The Ghosts are coming out of the woodwork — or more precisely, the shed. In this Thursday’s episode of the hit CBS comedy (airing at 9/8c), Sam discovers the spirits of three British soldiers in one of the large estate’s structures. Among them is their leader Nigel, with whom Isaac shares a complicated history. So when Nigel comes knocking at the main house, Isaac is forced to confront a big secret that he’s been holding onto for a very long time.
“Isaac is dealing with the concept of coming out, but he’s not necessarily coming out the way we all expect the character to come out,” his portrayer Brandon Scott Jones previews. “It’s a little bit of a twist for what we might [be] expecting throughout the episode, but I’m really, really excited to see not only the reactions to it, but to see where he goes from here.”
Isaac and Nigel’s dynamic is “loaded,” seeing as how they fought on opposite sides of the Revolutionary War, making them “sworn enemies.” Of course, their status as historical rivals is muddled by their feelings for one another. “There’s a little bit of a Romeo and Juliet vibe going on,” Jones shares. “There’s a bit of an unrequited love with it, but neither of them are capable of expressing it.”
“There’s something really fascinating and hilarious about being trapped in an afterlife for over two centuries with somebody that not only you haven’t fully expressed your feelings to, but also are hiding a very deep, dark secret from,” Jones adds.

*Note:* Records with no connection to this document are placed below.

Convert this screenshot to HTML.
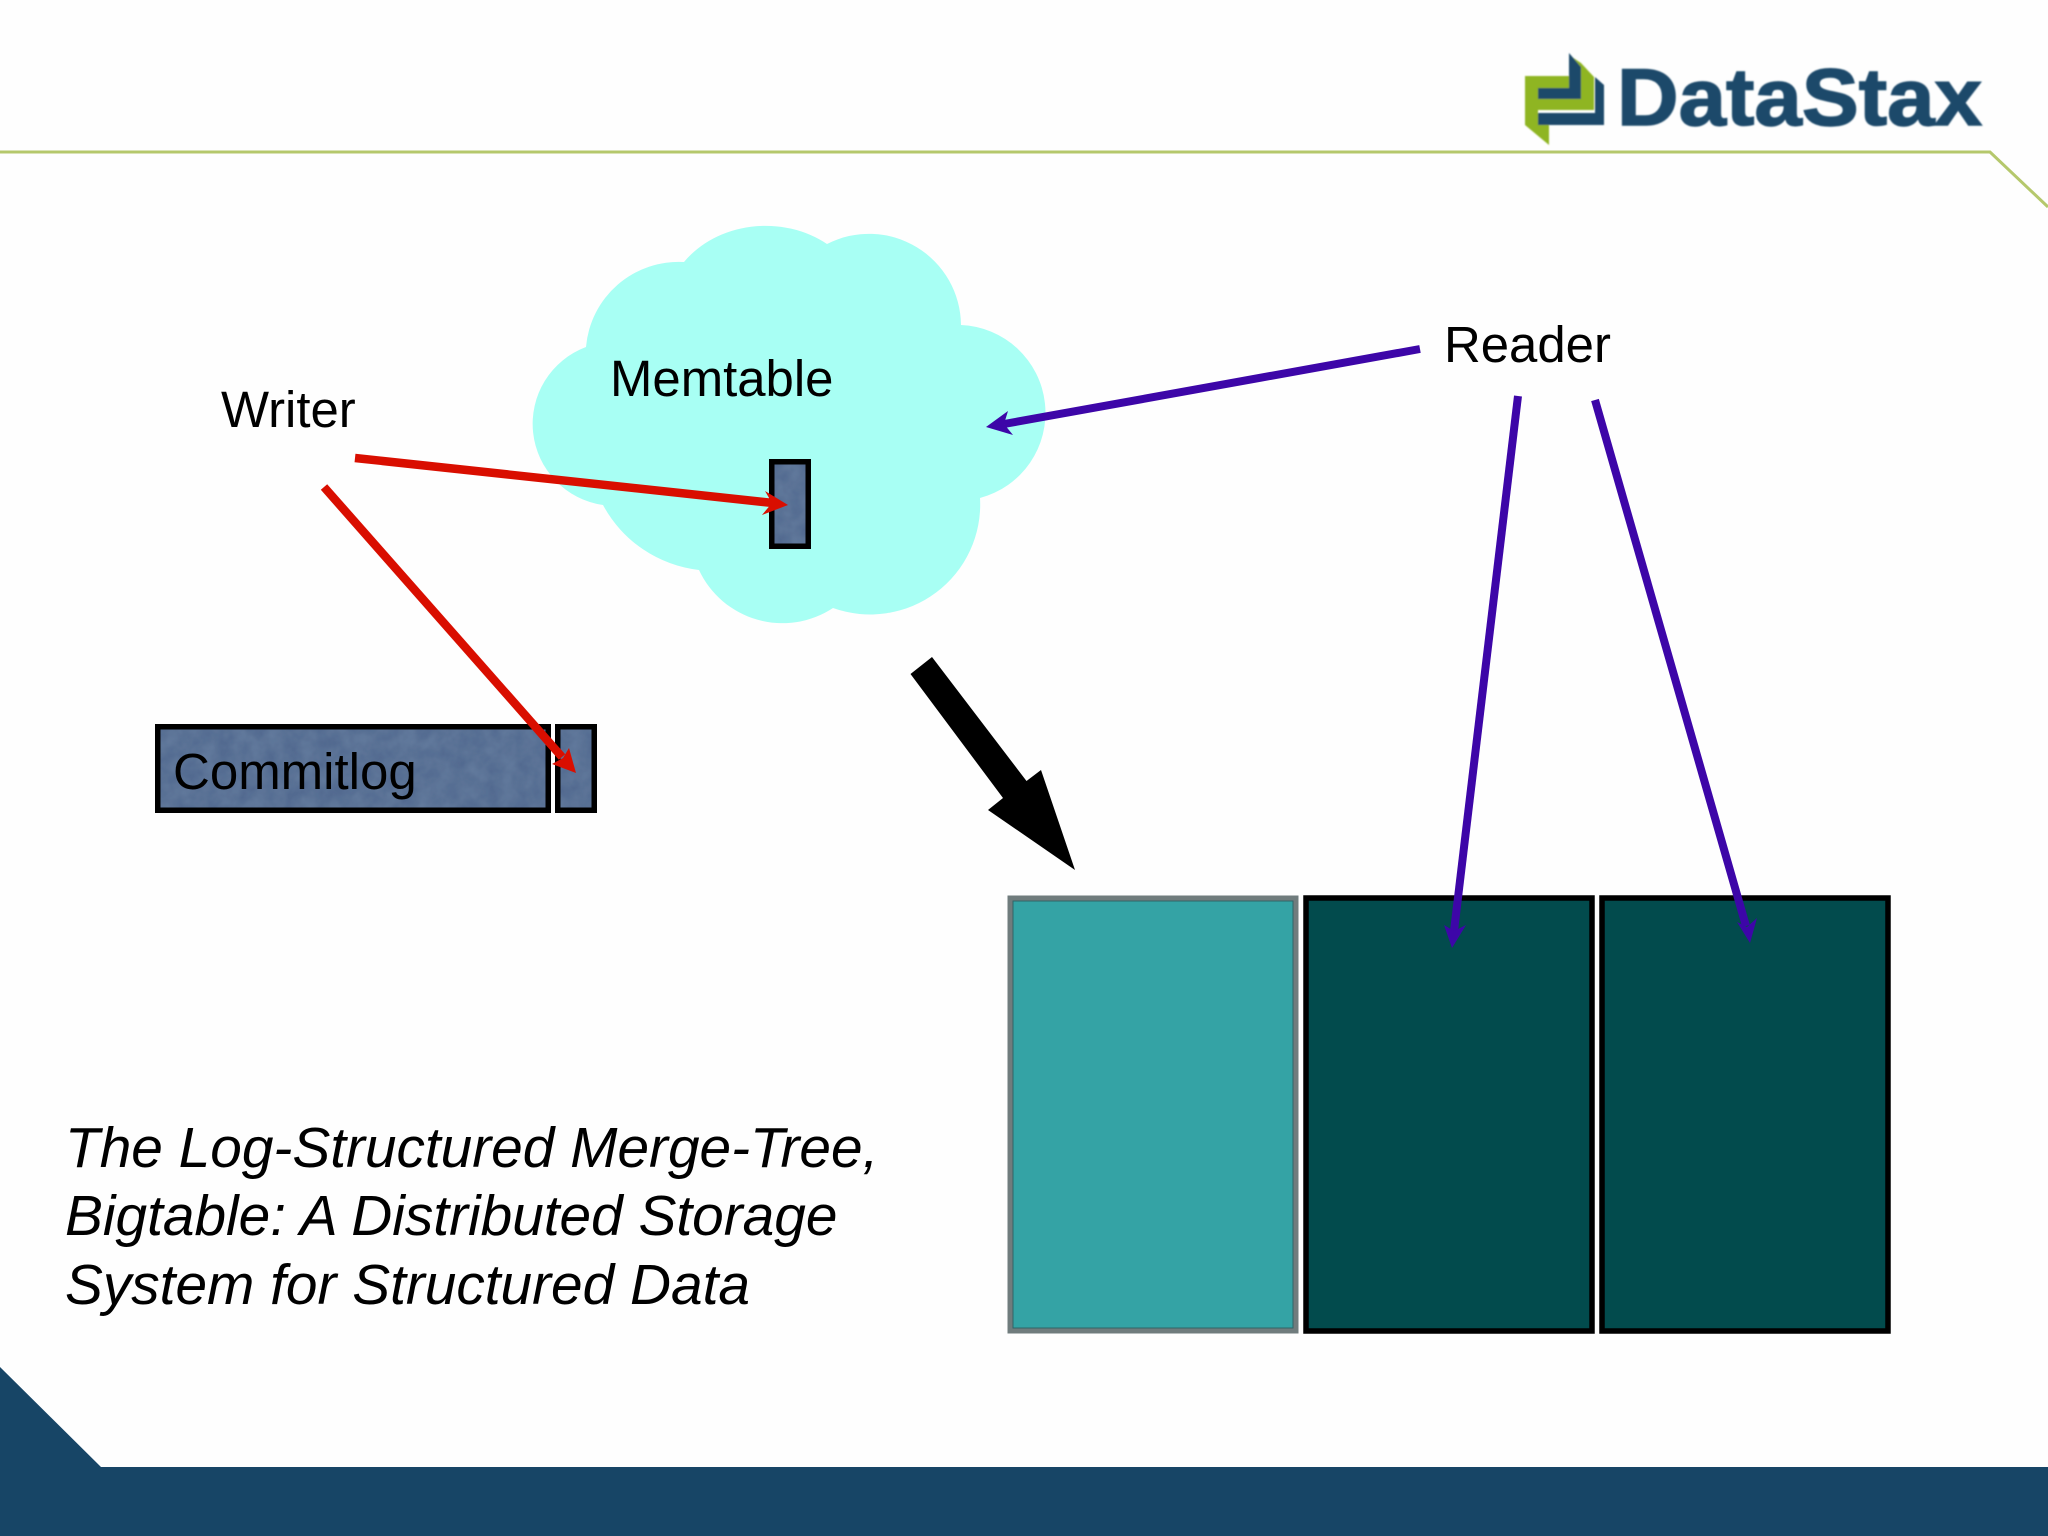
<!DOCTYPE html>
<html><head><meta charset="utf-8"><style>
html,body{margin:0;padding:0;background:#fff;width:2048px;height:1536px;overflow:hidden}
svg{display:block}
text{font-family:"Liberation Sans",sans-serif}
</style></head><body>
<svg width="2048" height="1536" viewBox="0 0 2048 1536" xmlns="http://www.w3.org/2000/svg">
<defs>
<filter id="tex" x="0" y="0" width="100%" height="100%">
<feTurbulence type="fractalNoise" baseFrequency="0.06" numOctaves="3" seed="4"/>
<feColorMatrix values="0 0 0 0 0.2  0 0 0 0 0.3  0 0 0 0 0.45  0.5 0 0 0 -0.1"/>
<feComposite in2="SourceGraphic" operator="in"/>
<feMerge><feMergeNode in="SourceGraphic"/><feMergeNode/></feMerge>
</filter>
<filter id="soft" x="-5%" y="-5%" width="110%" height="110%"><feGaussianBlur stdDeviation="0.9"/></filter>
</defs>
<rect width="2048" height="1536" fill="#fefefe"/>
<!-- header line -->
<polyline points="0,152 1990,152 2048,207" fill="none" stroke="#b5c86c" stroke-width="3"/>
<!-- logo -->
<g filter="url(#soft)">
<polygon points="1525,76 1569,76 1569,55 1581,63 1594,77 1594,110 1538,110 1538,125 1549,125 1549,145 1525,125" fill="#8fb522"/>
<polygon points="1569,53 1581,67 1581,99 1538,99 1538,88 1569,88" fill="#1b4a6b"/>
<polygon points="1595,77 1604,85 1604,125 1538,125 1538,113 1595,113" fill="#1b4a6b"/>
<text x="1617" y="125" font-size="81" font-weight="bold" fill="#1b4a6b" stroke="#1b4a6b" stroke-width="1.5" textLength="365" lengthAdjust="spacingAndGlyphs">DataStax</text>
</g>
<!-- footer -->
<polygon points="0,1367 101,1467 2048,1467 2048,1536 0,1536" fill="#174566"/>
<!-- cloud -->
<path d="M684,262 A100,86 0 0 1 827,244 A92,92 0 0 1 961,325 A88,88 0 0 1 980,498 A110,110 0 0 1 833,608 A92,92 0 0 1 699,570 A125,125 0 0 1 603,505 A82,82 0 0 1 586,347 A93,93 0 0 1 684,262 Z" fill="#a8fff4"/>
<text x="610" y="396" font-size="50.9" fill="#000">Memtable</text>
<text x="221" y="427" font-size="50.9" fill="#000">Writer</text>
<text x="1444" y="362" font-size="50.9" fill="#000">Reader</text>
<!-- memtable mini box -->
<rect x="771" y="461" width="38" height="86" fill="#526b90" filter="url(#tex)"/>
<rect x="771.75" y="461.75" width="36.5" height="84.5" fill="none" stroke="#000" stroke-width="5.5"/>
<!-- commitlog -->
<rect x="157" y="726" width="392" height="85" fill="#526b90" filter="url(#tex)"/>
<rect x="157.75" y="726.75" width="390.5" height="83.5" fill="none" stroke="#000" stroke-width="5.5"/>
<rect x="557" y="726" width="38" height="85" fill="#526b90" filter="url(#tex)"/>
<rect x="557.75" y="726.75" width="36.5" height="83.5" fill="none" stroke="#000" stroke-width="5.5"/>
<text x="173" y="789" font-size="51" fill="#000">Commitlog</text>
<!-- sstable boxes -->
<rect x="1010" y="898" width="286" height="433" fill="#34a3a5" stroke="#707c7d" stroke-width="5"/>
<rect x="1013" y="901" width="280" height="427" fill="none" stroke="#2f6568" stroke-width="1"/>
<rect x="1306" y="898" width="286" height="433" fill="#024b4d" stroke="#000" stroke-width="5.5"/>
<rect x="1602" y="898" width="286" height="433" fill="#024b4d" stroke="#000" stroke-width="5.5"/>
<!-- red arrows -->
<line x1="355" y1="458" x2="773" y2="503" stroke="#d90e00" stroke-width="8.5"/>
<polygon points="788,505 765,491 772,503 762,515" fill="#d90e00"/>
<line x1="324" y1="487" x2="562" y2="757" stroke="#d90e00" stroke-width="8.5"/>
<polygon points="576,773 552,764 563,758 569,748" fill="#d90e00"/>
<!-- blue arrows -->
<line x1="1420" y1="349" x2="1004" y2="424" stroke="#3d06a8" stroke-width="8"/>
<polygon points="986,427 1008,411 1004,424 1013,435" fill="#3d06a8"/>
<line x1="1518" y1="396" x2="1454" y2="931" stroke="#3d06a8" stroke-width="8"/>
<polygon points="1452,948 1444,925 1454,931 1466,925" fill="#3d06a8"/>
<line x1="1595" y1="400" x2="1746" y2="926" stroke="#3d06a8" stroke-width="8"/>
<polygon points="1750,943 1737,922 1747,927 1757,918" fill="#3d06a8"/>
<!-- black arrow -->
<polygon points="932,657 910.5,674 1003,798 988,810 1075,870 1041,770 1026.5,781" fill="#000"/>
<!-- citation -->
<g font-size="56.8" font-style="italic" fill="#000">
<text x="65" y="1167">The Log-Structured Merge-Tree,</text>
<text x="65" y="1235">Bigtable: A Distributed Storage</text>
<text x="65" y="1304">System for Structured Data</text>
</g>
</svg>
</body></html>
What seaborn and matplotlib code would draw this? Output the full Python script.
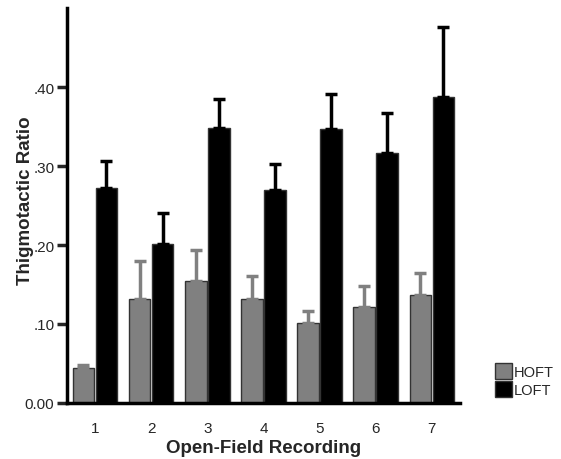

As the series explores Isaac’s unspoken truths, Jones compares his character’s journey in this week’s episode to “like a coming out story on steroids.” “What I mean by that is, as a queer person myself, coming out of the closet was a very hard thing to do when I got a chance to do it, but I wasn’t 240 years old,” Jones notes with a laugh. “So to be that repressed for that long, like what has built up?”
Luckily for Isaac, he has a new human buddy in Sam to help him get a fresh point of view on his situation. “Nobody’s been able to see him from the living world for 200 and plus years. So now that he has this opportunity, and here’s somebody who has a perspective that he could never have — or at least couldn’t have, especially in the modern world — I think he finds a little bit of hope that she might be the one to accept him in all of that, or she at least might be the one to encourage him to move forward and confess what he needs to confess,” Jones shares.
But Jones cautions that while Isaac is making progress towards self-acceptance, “he has so much further to go,” the actor says. “He’s definitely somebody who is taking baby steps.”
And even though finding humor in that journey is a requisite, Ghosts being a comedy and all, “it’s important to the performers and the creators that Isaac never comes across as a joke, especially [with] the very serious and the very real things that he’s dealing with, which is about learning who you are and accepting who you are,” Jones emphasizes. “That this is a person on a journey of self-discovery, and that journey of self-discovery spans multiple lifetimes, is really something that you don’t want to undermine.”